Theatre33
- Interactive map of Theatre33
- Address: 13243 NE 20th Street, Bellevue, Washington 98005
- Location: Bellevue, Washington, U.S.
- Coordinates: 47°37′47″N 122°09′34″W﻿ / ﻿47.6298°N 122.1595°W
- Owner: Theatre33
- Operator: Theatre33
- Capacity: 35
- Type: Community theatre (black-box)
- Event: Theatre

Construction
- Opened: 2013

Website
- theatre33wa.org

= Theatre33 =

Theatre33 is a bilingual non-profit community theater located in Bellevue, Washington.

==History==
Theatre33 was founded in 2013 by Marianna Chebotaryova to present stage productions in Russian and English.

After informal living-room performances and rented-space appearances in 2013, Theatre33 leased a 35-seat black-box venue in Bellevue in 2016, establishing a regular performance schedule. It expanded its programming in 2017 and 2018, and in 2019 announced its first full season of plays for children, youth, and adults. Performances were disrupted in 2020 due to the COVID-19 pandemic, which led to a shift toward virtual programming.

In 2022, Theatre33 moved to a newly constructed venue in Bellevue's BelRed Arts District with increased capacity and performance spaces. The new facility opened in October 2023.

==Production==
Theatre33 produces a wide range of productions each year, spanning children's shows, youth theatre, and plays for adult general audiences.

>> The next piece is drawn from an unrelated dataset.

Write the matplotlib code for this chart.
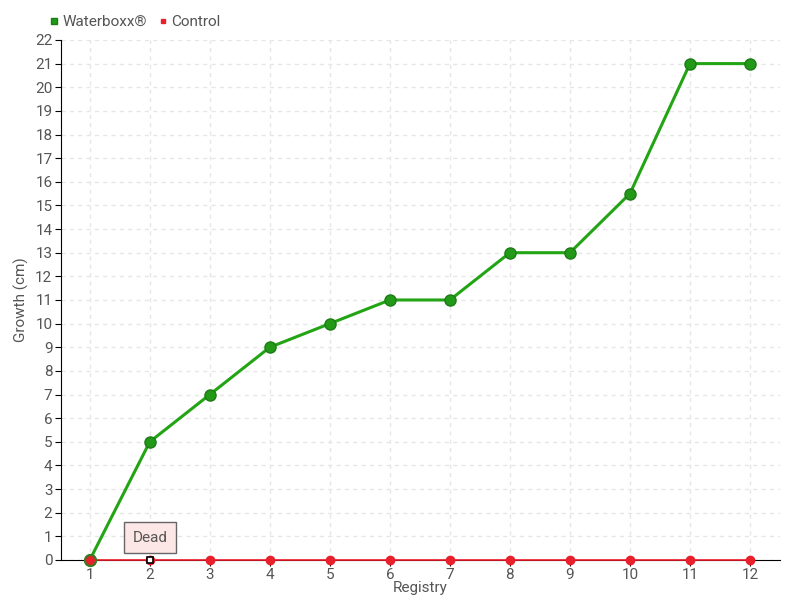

In January 2020, Theatre33 debuted Animal Tales, an English-language collection of eleven short plays by Don Nigro that retells human history through animal characters. In addition to original youth pieces, such as Dennis E. Noble's one-act A Game performed by teens, Theatre33 also stages classic and contemporary works for adults. In late 2022, it mounted its first all-English mainstage plays, including Oscar Wilde's The Importance of Being Earnest and David Ives' modern comedy Venus in Fur, while continuing to offer Russian-language plays with supertitles for bilingual audiences.